E, partindo-se desta premissa, analisando os regramentos do parágrafo 4º do art. 790-A e do parágrafo 4º do art. 791-A, da CLT, constata-se que em ambos dispositivos existe a previsão de pagamento das parcelas decorrentes da sucumbência, nas hipóteses em que o perdedor tenha recebido ou venha a receber “créditos capazes de suportar a despesa”.
Com base em critérios de razoabilidade e proporcionalidade, para preservação da constitucionalidade das disposições, para que o beneficiário da justiça gratuita pudesse ser condenado ao pagamento imediato das despesas decorrentes da sucumbência, sem a suspensão da exigibilidade, não bastaria o acolhimento de crédito em montante pouco expressivo, sendo necessário que o este também fosse suficiente para que não mais subsistisse a situação de insuficiência de recursos que justificou a concessão de gratuidade, assim como ocorreria no âmbito do Processo Civil, conforme estabelecido no parágrafo 3º de seu art. 98, em respeito ao princípio da isonomia, mesmo que apenas formalmente.
Suponha-se que um trabalhador tivesse reconhecido um crédito de R$ 10.000,00 no processo, não há dúvidas de que tal valor, por si só, não seria suficiente para justificar a revogação da concessão da gratuidade e para que houvesse a obrigatoriedade de pagamento de honorários advocatícios ou periciais, qualquer que fosse o montante destes últimos.

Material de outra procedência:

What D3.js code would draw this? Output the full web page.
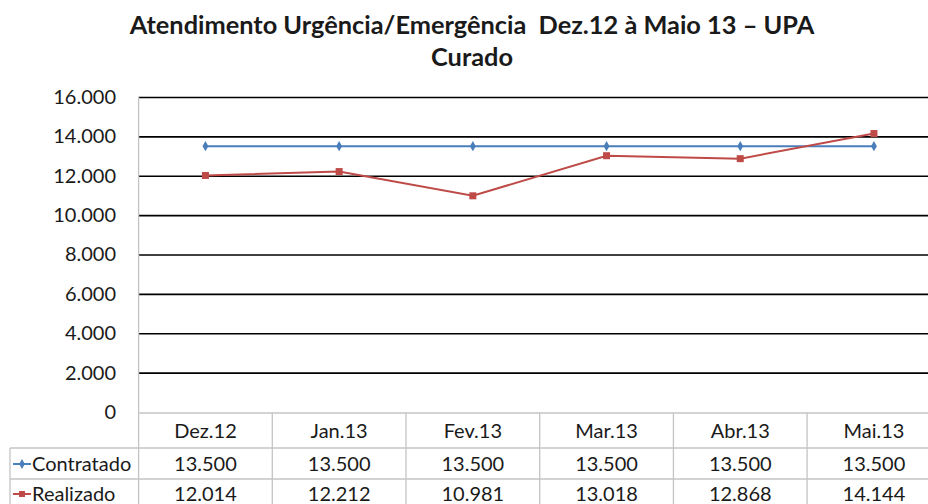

Portanto, parece razoável que, para preservação da constitucionalidade das disposições da Lei n. 13.467/2017, a compensação entre o crédito trabalhista e os ônus decorrentes da sucumbência apenas ocorra nas hipóteses em que o saldo remanescente resulte em valor significativo para alterar a situação financeira do demandante, retirando-lhe da condição de pobreza, ainda que presumidamente.
E, como parâmetro interpretativo inicial, sem prejuízo de melhor ponderação futura, poder-se-ia utilizar o limite de 50 salários-mínimos previstos no art. 833, IV, §2º, do CPC/15, os quais são impenhoráveis, mesmo com relação a créditos de natureza alimentícia, consoante entendimento da OJ n. 153, da SBDI-II, do TST.
Assim, apenas em casos de acolhimento de pretensões superiores ao limite de 50 salários mínimos, haveria a compensação entre o valor que superasse o referido limite e as despesas decorrentes da sucumbência, conforme arbitramento realizado pelo Juízo.
7 CONCLUSÃO
Com base no exposto, para que prevaleça o entendimento quanto à constitucionalidade das disposições do parágrafo 4º do art. 790-B e do parágrafo 4º do art. 791-A, da CLT, faz-se necessária uma interpretação conforme a Constituição Federal, sendo que a compensação entre o crédito trabalhista e os ônus decorrentes da sucumbência apenas deverá ocorrer nas hipóteses em que o saldo remanescente resulte em valor significativo para alterar a situação financeira do demandante, retirando-lhe da condição de pobreza, ainda que presumidamente, com a garantia de acesso gratuito e integral à justiça para aqueles que comprovem a insuficiência de recursos, sob pena de violação às disposições dos incisos I, XXXV e LXXIV da Constituição da República.
Notas e Referências
[i] SCHIAVI, Mauro. A reforma trabalhista e o processo do trabalho: aspectos processuais da Lei n. 13.467/17. — 1. ed. — São Paulo: LTr Editora, 2017, p. 85.
[ii] CAPPELLETTI, Mauro; GARTH, Bryant. Acesso à Justiça. Trad. Ellen Gracie Northfleet. Porto Alegre, Sérgio Antônio Fabris, 1988.
[iii] DINAMARCO, Cândido Rangel. Instituições de direito processual civil, vol. II. Brasil: Malheiros, 2017, p. 794.
[iv] RODRIGUEZ, Américo Plá. Princípios de direito do trabalho. 3. ed. São Paulo: LTr, 2000, p. 85.
[v] PASCO, Mário. Fundamentos do direito processual do trabalho. São Paulo: LTr, 1998, p. 51.
[vi] Op. cit., p. 795.
[vii] DELGADO, Mauricio Godinho. A reforma trabalhista no Brasil: com os comentários à Lei n. 13.467/2017 I Mauricio Godinho Delgado, Gabriela Neves Delgado. – São Paulo: LTr, 2017, p. 290.
[viii] BARROSO, Luís Roberto. Interpretação e aplicação da Constituição: fundamentos de uma dogmática constitucional transformadora. 2. Ed. São Paulo: Saraiva, 1998, p. 174.
[ix] CANOTILHO, J. J. Gomes. Direito constitucional. 5. ed. Coimbra: Livr. Almedina, 1991, p. 236.
[x] GAIO JR., Antônio Pereira. Novo CPC comentado: Lei 13.105, de 16 de março de 2015 I Antônio Pereira Gaio Júnior, Cleyson de Moraes Mello. Belo Horizonte: Del Rei, 2016, p. 122.